Omit pictures and quote the listing below line by line, from its start through the line that holds "-3.155,-3.156,-3.157,-3.158,-3.158,-3.159,-3.159,-3.160,-3.160];".

-- Start Stored data --

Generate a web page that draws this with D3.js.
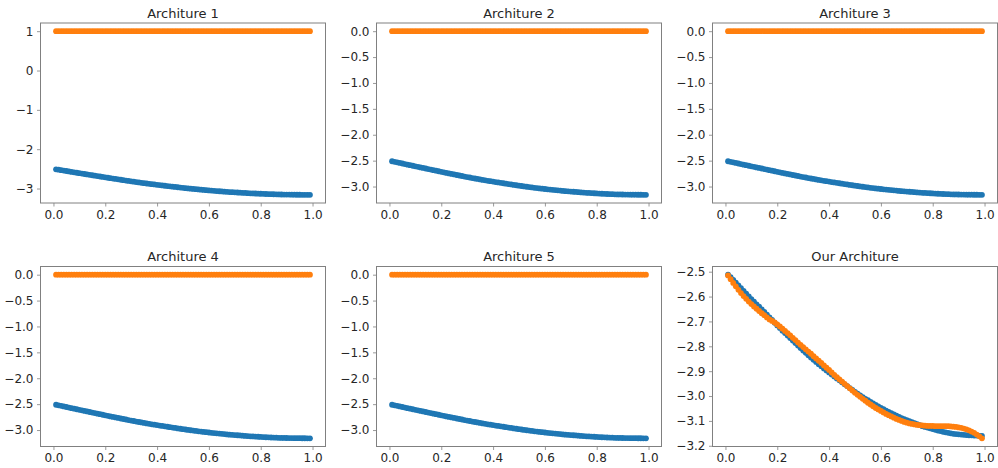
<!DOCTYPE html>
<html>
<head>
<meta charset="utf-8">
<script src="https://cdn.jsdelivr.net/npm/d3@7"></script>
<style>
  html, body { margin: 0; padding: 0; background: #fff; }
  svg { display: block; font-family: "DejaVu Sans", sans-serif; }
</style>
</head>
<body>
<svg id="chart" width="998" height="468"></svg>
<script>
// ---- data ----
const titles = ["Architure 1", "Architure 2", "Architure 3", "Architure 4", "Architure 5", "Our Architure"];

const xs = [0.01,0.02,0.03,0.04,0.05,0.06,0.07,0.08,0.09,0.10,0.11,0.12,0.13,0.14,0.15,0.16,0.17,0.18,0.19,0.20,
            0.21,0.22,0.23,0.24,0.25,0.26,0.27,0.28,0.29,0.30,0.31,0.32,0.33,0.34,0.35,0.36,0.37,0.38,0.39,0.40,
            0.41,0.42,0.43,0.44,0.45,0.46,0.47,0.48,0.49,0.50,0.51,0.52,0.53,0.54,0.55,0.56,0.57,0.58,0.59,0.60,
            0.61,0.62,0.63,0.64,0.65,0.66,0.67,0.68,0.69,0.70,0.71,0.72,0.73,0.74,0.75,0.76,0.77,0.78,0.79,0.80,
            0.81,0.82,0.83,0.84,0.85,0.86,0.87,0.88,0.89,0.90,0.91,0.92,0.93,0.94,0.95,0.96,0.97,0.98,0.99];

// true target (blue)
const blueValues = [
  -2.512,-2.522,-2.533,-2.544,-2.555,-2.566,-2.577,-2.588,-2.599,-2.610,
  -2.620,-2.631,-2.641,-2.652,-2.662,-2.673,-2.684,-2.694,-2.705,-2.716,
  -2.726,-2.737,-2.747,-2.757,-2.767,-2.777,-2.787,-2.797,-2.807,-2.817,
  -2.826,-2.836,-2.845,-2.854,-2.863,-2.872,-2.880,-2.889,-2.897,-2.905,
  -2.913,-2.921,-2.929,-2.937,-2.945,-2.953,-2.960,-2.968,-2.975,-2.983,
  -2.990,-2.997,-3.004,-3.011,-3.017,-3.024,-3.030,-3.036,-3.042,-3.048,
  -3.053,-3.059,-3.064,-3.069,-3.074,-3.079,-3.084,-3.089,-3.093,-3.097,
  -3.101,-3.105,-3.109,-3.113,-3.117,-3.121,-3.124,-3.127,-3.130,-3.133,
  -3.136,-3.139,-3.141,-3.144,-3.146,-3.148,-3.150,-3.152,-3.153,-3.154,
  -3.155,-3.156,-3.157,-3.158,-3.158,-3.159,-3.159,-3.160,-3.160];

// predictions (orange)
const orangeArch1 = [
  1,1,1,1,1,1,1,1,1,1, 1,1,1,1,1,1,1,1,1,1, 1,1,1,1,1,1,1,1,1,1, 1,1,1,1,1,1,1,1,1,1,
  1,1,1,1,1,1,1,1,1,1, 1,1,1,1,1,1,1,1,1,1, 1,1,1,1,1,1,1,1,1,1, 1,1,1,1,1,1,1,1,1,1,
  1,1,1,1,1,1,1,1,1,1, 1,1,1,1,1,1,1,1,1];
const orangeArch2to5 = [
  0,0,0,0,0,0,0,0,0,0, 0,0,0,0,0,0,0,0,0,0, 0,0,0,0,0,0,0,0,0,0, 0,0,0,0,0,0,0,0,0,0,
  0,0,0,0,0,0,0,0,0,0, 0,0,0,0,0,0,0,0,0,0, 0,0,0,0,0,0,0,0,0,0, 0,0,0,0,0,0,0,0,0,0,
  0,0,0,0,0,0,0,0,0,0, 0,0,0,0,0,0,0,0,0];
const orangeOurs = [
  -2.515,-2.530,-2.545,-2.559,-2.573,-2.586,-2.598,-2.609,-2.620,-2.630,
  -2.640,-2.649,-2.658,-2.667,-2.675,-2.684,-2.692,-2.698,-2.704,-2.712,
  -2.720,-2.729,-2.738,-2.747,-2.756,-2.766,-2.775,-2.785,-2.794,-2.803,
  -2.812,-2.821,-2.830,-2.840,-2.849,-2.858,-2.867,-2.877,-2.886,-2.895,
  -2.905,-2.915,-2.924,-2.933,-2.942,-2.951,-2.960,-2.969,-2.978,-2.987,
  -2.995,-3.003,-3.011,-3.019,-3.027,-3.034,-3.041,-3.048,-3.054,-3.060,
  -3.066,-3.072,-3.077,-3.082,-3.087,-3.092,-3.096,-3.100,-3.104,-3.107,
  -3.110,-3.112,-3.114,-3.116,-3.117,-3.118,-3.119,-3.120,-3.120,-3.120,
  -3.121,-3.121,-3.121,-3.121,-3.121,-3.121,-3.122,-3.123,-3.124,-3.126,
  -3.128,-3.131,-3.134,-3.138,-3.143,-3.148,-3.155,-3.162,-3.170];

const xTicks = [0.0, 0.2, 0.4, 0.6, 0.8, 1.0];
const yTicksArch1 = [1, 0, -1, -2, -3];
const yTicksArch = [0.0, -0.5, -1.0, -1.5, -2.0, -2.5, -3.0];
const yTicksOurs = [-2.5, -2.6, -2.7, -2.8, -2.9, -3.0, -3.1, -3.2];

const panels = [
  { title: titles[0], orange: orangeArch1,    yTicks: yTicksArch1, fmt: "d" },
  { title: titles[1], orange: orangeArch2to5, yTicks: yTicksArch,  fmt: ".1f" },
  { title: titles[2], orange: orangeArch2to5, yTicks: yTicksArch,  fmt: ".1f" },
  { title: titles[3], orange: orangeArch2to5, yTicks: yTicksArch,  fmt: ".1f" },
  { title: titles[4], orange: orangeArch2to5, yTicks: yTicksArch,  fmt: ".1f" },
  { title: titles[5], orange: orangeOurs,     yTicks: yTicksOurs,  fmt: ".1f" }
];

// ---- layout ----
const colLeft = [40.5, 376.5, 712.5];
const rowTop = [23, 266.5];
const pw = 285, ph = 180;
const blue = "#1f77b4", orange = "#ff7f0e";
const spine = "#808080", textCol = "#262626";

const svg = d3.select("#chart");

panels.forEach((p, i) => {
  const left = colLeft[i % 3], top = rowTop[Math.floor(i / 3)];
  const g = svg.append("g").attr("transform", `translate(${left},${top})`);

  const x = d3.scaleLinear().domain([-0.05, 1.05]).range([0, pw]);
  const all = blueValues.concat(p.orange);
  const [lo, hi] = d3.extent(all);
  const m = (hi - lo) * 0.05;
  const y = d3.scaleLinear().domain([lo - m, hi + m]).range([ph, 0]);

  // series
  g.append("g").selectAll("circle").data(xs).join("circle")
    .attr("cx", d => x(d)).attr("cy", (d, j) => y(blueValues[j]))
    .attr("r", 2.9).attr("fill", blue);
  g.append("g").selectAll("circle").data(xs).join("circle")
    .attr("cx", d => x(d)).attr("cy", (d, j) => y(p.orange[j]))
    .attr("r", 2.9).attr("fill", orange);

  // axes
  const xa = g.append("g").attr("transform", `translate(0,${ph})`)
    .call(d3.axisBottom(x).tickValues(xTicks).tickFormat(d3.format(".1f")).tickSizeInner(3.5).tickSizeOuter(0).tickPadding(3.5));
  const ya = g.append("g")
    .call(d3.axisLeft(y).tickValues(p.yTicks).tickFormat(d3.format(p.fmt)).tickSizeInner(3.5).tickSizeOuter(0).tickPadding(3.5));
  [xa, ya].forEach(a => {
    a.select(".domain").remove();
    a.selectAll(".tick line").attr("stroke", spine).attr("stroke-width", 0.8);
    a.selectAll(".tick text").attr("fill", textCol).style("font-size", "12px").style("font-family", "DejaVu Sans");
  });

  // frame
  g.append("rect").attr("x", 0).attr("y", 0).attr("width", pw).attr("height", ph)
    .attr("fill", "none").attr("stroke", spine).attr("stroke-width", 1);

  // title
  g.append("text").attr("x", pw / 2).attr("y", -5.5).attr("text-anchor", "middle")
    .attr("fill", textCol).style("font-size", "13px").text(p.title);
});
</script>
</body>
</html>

-- End Stored data --

→ **Response below**
Generate a web page that draws this with D3.js.
<!DOCTYPE html>
<html>
<head>
<meta charset="utf-8">
<script src="https://cdn.jsdelivr.net/npm/d3@7"></script>
<style>
  html, body { margin: 0; padding: 0; background: #fff; }
  svg { display: block; font-family: "DejaVu Sans", sans-serif; }
</style>
</head>
<body>
<svg id="chart" width="998" height="468"></svg>
<script>
// ---- data ----
const titles = ["Architure 1", "Architure 2", "Architure 3", "Architure 4", "Architure 5", "Our Architure"];

const xs = [0.01,0.02,0.03,0.04,0.05,0.06,0.07,0.08,0.09,0.10,0.11,0.12,0.13,0.14,0.15,0.16,0.17,0.18,0.19,0.20,
            0.21,0.22,0.23,0.24,0.25,0.26,0.27,0.28,0.29,0.30,0.31,0.32,0.33,0.34,0.35,0.36,0.37,0.38,0.39,0.40,
            0.41,0.42,0.43,0.44,0.45,0.46,0.47,0.48,0.49,0.50,0.51,0.52,0.53,0.54,0.55,0.56,0.57,0.58,0.59,0.60,
            0.61,0.62,0.63,0.64,0.65,0.66,0.67,0.68,0.69,0.70,0.71,0.72,0.73,0.74,0.75,0.76,0.77,0.78,0.79,0.80,
            0.81,0.82,0.83,0.84,0.85,0.86,0.87,0.88,0.89,0.90,0.91,0.92,0.93,0.94,0.95,0.96,0.97,0.98,0.99];

// true target (blue)
const blueValues = [
  -2.512,-2.522,-2.533,-2.544,-2.555,-2.566,-2.577,-2.588,-2.599,-2.610,
  -2.620,-2.631,-2.641,-2.652,-2.662,-2.673,-2.684,-2.694,-2.705,-2.716,
  -2.726,-2.737,-2.747,-2.757,-2.767,-2.777,-2.787,-2.797,-2.807,-2.817,
  -2.826,-2.836,-2.845,-2.854,-2.863,-2.872,-2.880,-2.889,-2.897,-2.905,
  -2.913,-2.921,-2.929,-2.937,-2.945,-2.953,-2.960,-2.968,-2.975,-2.983,
  -2.990,-2.997,-3.004,-3.011,-3.017,-3.024,-3.030,-3.036,-3.042,-3.048,
  -3.053,-3.059,-3.064,-3.069,-3.074,-3.079,-3.084,-3.089,-3.093,-3.097,
  -3.101,-3.105,-3.109,-3.113,-3.117,-3.121,-3.124,-3.127,-3.130,-3.133,
  -3.136,-3.139,-3.141,-3.144,-3.146,-3.148,-3.150,-3.152,-3.153,-3.154,
  -3.155,-3.156,-3.157,-3.158,-3.158,-3.159,-3.159,-3.160,-3.160];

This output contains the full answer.